University of Washington
Department of Computer Science and Engineering
CSE473-Artificial Intelligence
Winter 1998
Problem Set #0.
Assigned January 5, 1997
Not handed in.
LISP Warm-up and Introduction to the Truckworld
The purpose of this assignment is to get you accustomed to using the LISP/PC environment, to load and start the Truckworld simulator both under manual and program control, and to write some simple programs that manipulate the Truckworld agent's sensors and effectors.

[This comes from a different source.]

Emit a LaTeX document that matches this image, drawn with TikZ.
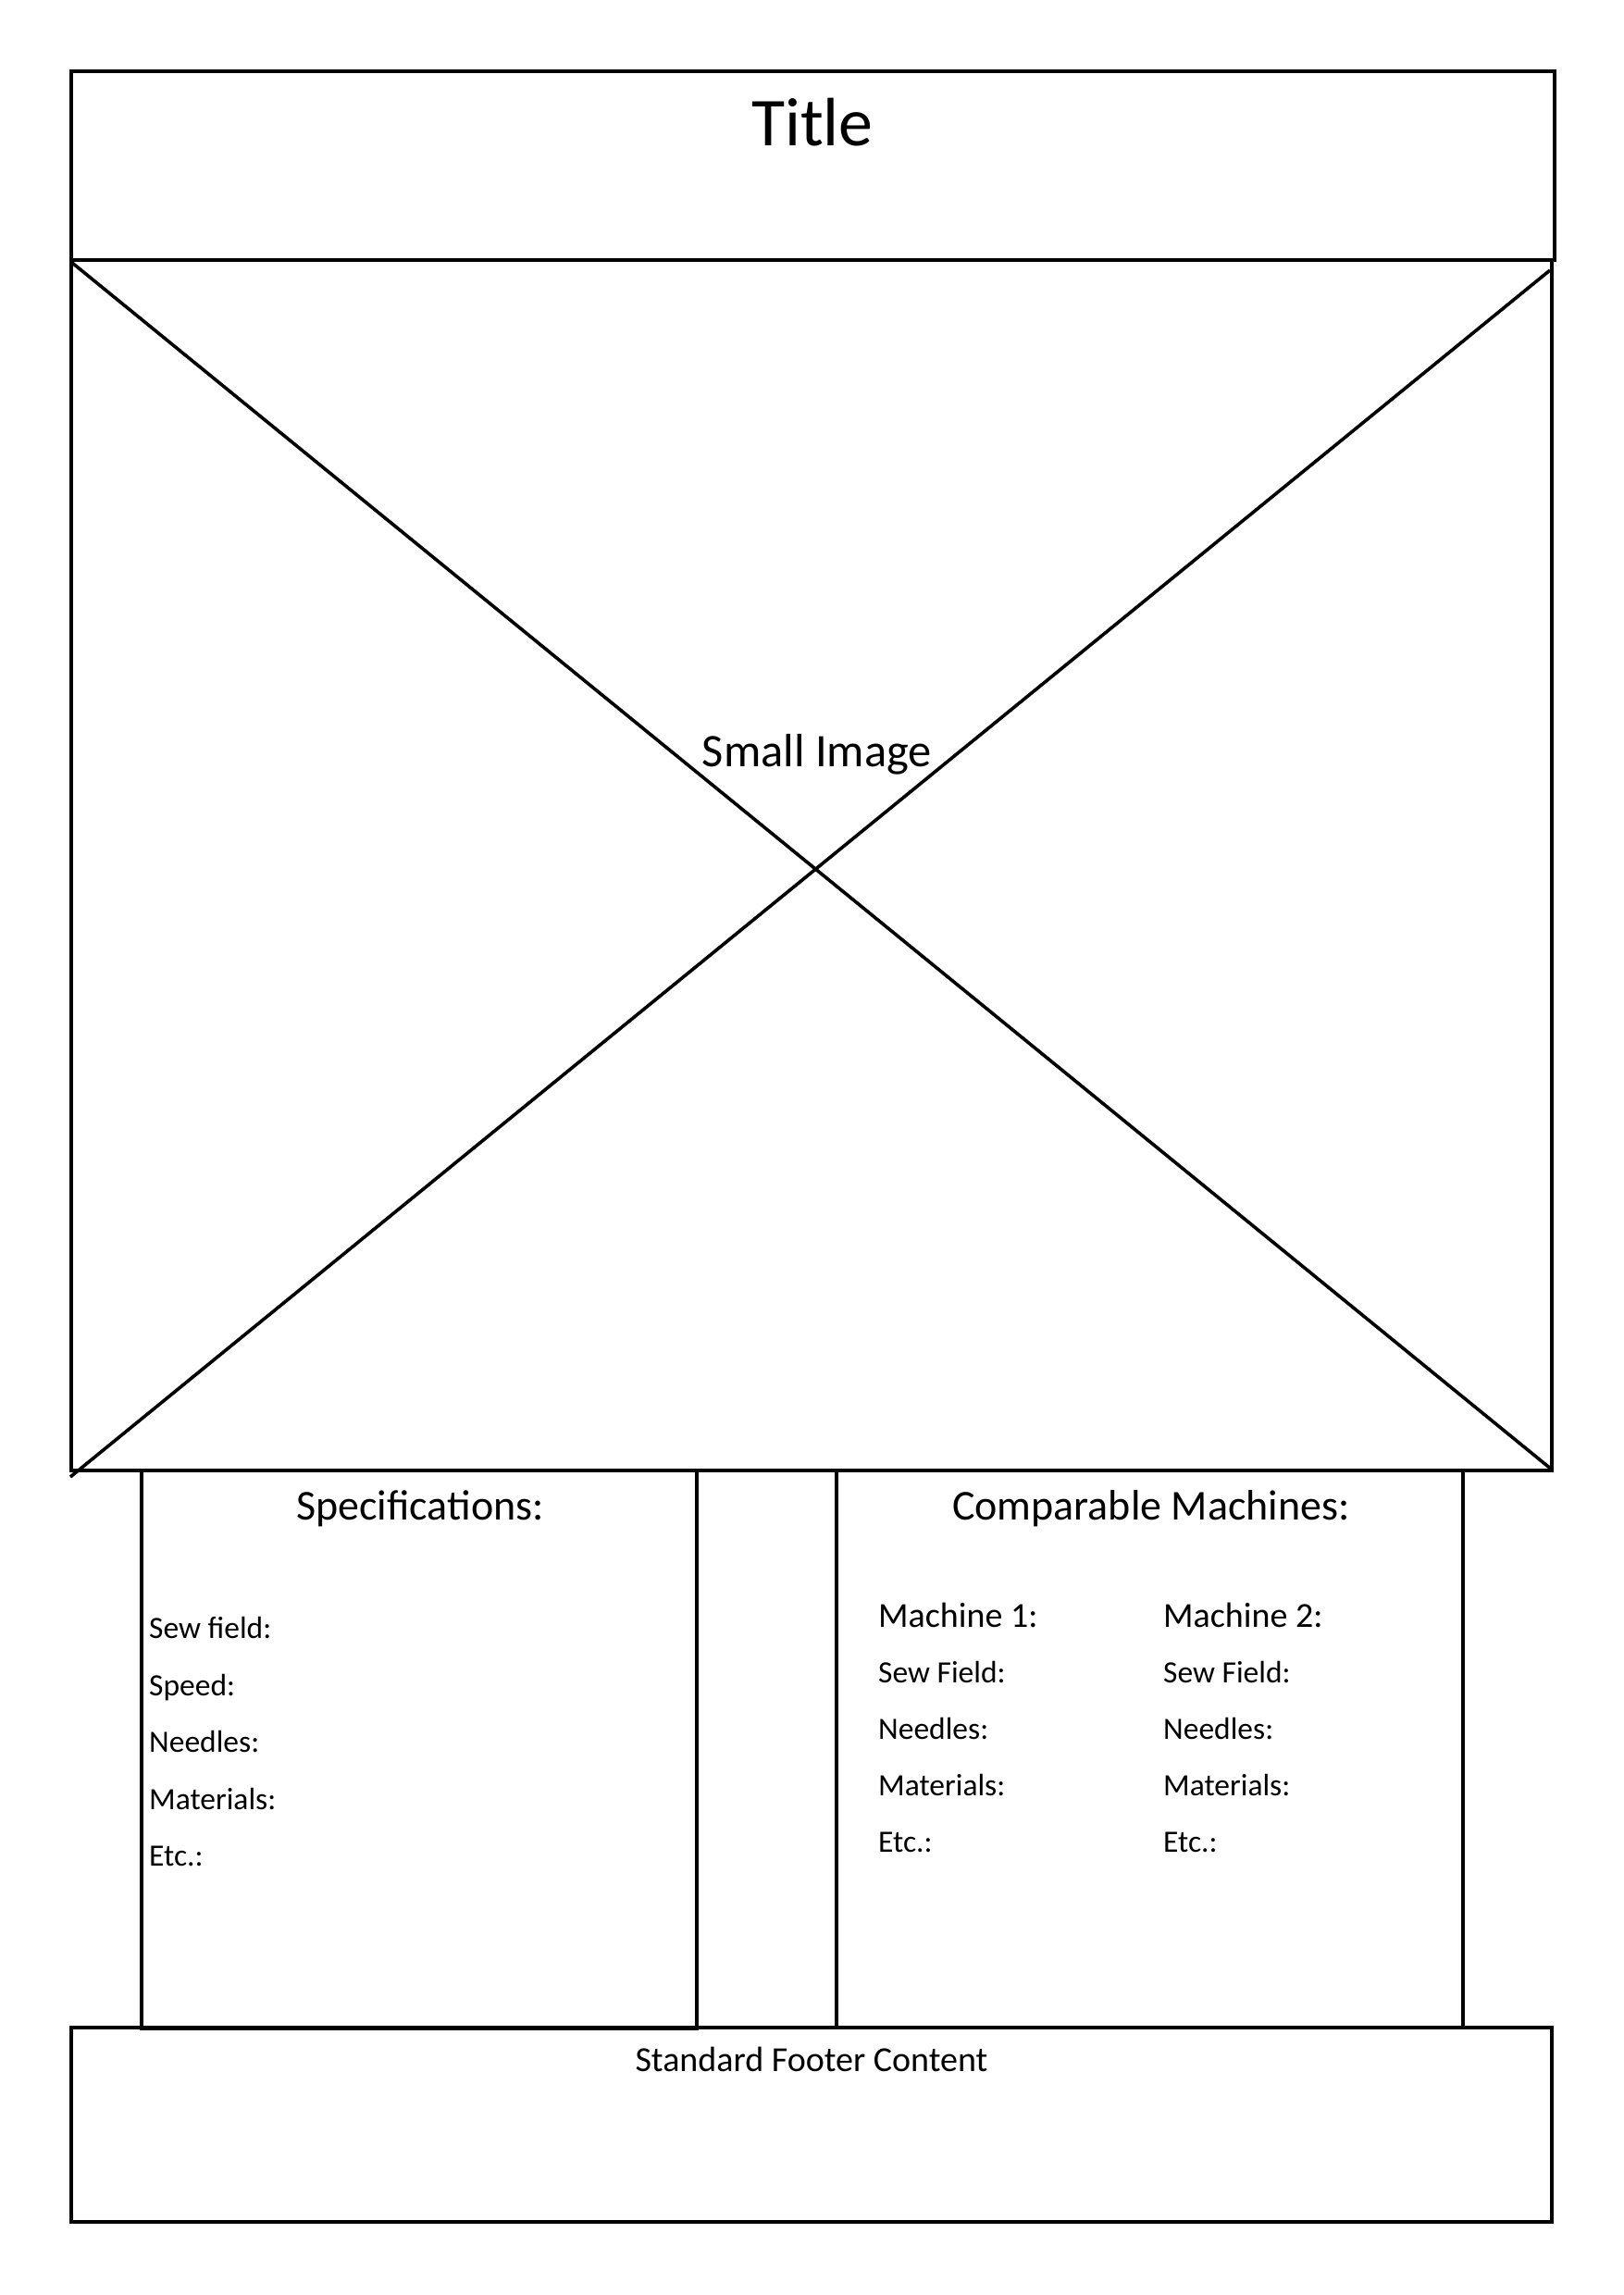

All the code we ask you to write in this assignment is already available, so you can look at it if you get stuck. Look in the folder
U:\COURSES\CSE473\PS0
All file references for the Truckworld are relative to the directory
U:\COURSES\CSE473\TRUCKWORLD
The first thing to do is load and execute the Truckworld simulator
The world defines what locations there are, what objects are at each location, how locations are connected, and lots of other properties about the world and the agent (truck). Notice in the function definition for run-demo (in loader.lsp), for example, that it uses a file
demo-world.lsp that defines a world. You can look in the Truckworld subdirectory worlds to see what world definitions are available.
We will be interested in two worlds, demo-world and 473-collection-world. The first corresponds to the Truckworld User Guide document you have, so you will use that in conjunction with the documentation. The second is a simpler world, which we will use to build an automated garbage-collector agent.
Test your functions in the Truckworld, making use of the functions in truckworld-interface.lsp for starting, stopping, and executing commands in the simulator.
Look in the file command-demo.lsp (in the ps0 directory) for a couple of examples of high-level commands if you get stuck, or just look at ps0.lsp which contains a sample solution.